Primée en Israël, jouée aux Etats-Unis, cette pièce est la première de l’auteur Taher Najib né en 1970. Ecrite en hébreu, elle a été traduite dans cette version scénique par Jacqueline Carnaud. Son parti pris est de se placer au-delà du politique, mettant en ligne de mire l’humain en tant qu’être humain et non le jouet de revendications d’Etats. Le désir de vivre prédomine joyeusement malgré la menace des bombes à Ramallah, le goût des mots et la saveur de l’air y sont vivaces et tendres, malgré les nombreux enjeux mortifères. La mise ne scène de Laurent Fréchuret est fluide et harmonieuse, cassant le quatrième mur par une sympathique incursion du comédien parmi le public.

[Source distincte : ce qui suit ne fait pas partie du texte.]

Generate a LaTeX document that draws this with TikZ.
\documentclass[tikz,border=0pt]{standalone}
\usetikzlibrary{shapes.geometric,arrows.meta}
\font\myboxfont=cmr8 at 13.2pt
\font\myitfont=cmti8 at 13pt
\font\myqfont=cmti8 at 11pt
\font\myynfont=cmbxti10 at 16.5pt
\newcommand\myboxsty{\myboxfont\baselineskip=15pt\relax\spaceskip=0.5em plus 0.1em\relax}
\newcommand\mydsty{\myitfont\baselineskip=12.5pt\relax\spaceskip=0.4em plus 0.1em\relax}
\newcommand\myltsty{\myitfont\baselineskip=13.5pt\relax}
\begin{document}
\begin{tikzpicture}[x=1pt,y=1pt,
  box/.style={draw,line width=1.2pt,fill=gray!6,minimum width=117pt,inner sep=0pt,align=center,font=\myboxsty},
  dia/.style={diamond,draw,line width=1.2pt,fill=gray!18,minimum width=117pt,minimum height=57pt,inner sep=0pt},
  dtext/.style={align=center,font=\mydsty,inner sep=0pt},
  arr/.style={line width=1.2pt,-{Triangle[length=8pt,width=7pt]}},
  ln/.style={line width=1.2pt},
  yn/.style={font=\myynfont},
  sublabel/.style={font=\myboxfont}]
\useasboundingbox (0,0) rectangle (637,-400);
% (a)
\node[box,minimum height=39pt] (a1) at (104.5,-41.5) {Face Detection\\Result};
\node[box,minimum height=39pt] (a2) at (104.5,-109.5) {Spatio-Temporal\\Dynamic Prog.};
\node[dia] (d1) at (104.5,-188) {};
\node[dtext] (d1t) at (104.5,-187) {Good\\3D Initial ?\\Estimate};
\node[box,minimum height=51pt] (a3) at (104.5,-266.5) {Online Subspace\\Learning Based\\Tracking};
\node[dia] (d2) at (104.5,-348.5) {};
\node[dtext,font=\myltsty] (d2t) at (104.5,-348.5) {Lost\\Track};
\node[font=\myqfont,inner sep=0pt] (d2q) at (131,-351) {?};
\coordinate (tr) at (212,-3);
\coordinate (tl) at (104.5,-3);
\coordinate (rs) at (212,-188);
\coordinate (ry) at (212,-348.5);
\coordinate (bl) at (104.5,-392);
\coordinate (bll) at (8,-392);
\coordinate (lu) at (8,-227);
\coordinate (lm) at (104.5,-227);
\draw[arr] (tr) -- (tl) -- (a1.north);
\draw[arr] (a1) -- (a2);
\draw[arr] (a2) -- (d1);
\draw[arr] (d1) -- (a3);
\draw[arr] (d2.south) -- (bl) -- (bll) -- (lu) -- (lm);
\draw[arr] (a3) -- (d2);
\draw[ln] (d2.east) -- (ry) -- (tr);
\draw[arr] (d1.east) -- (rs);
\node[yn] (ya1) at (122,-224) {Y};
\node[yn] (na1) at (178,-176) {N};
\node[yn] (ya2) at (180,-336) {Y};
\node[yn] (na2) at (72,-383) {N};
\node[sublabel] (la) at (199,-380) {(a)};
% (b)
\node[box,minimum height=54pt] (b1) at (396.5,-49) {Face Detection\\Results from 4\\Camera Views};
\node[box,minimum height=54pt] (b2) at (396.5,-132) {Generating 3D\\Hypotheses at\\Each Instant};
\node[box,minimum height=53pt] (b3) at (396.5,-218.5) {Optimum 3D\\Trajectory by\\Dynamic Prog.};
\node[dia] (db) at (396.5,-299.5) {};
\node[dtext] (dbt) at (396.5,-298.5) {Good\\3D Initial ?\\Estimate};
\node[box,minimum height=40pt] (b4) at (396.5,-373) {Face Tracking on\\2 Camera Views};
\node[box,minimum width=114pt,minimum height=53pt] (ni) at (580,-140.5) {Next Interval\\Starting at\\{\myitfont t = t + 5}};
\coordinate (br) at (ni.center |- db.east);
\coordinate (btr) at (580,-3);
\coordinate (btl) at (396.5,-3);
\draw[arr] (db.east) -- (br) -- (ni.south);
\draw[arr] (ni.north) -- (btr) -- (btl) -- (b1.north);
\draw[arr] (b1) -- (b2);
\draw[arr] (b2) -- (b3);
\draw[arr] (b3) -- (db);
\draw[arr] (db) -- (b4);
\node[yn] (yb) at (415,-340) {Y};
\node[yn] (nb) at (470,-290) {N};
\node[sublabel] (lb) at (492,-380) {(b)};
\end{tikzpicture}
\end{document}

On y entend aussi à travers quelques mots la beauté des langues de l’hébreu et de l’arabe. Laurent Fréchuret était déjà au Rond-Point l’an dernier pour la pièce Sainte dans l’incendie, dont il était l’auteur et le metteur en scène. Avec un texte d’une poésie à la puissance de la lumière, il avait bouleversé. Avec ce monologue, il ne dispose pas d’un matériau de même densité. Il lui donne généreusement, ainsi qu’au comédien, une touche tendre, mais l’ensemble ne secoue pas en profondeur, à l’abri de la rudesse du contexte et des plongées dans l’intime, hors des dangers et des sommets, ne fonçant ni dans l’absurde ni dans la comédie, se tenant sagement sur une voie qui fonctionne, mais tiède. De plus, le choix de mettre en scène un personnage qui est un comédien, outre l’évidence de la proximité avec le paradoxe de l’Arabe Israélien, n’est hélas pas creusé par l’auteur. Il se contente de nous faire connaître la profession du personnage comme une case sur un formulaire officiel tel le passeport, sans traiter le sujet. La qualité de cette pièce est d’être rassembleuse, ce qui, à défaut d’avoir une dimension forte et pointue, est une incontestable vertu.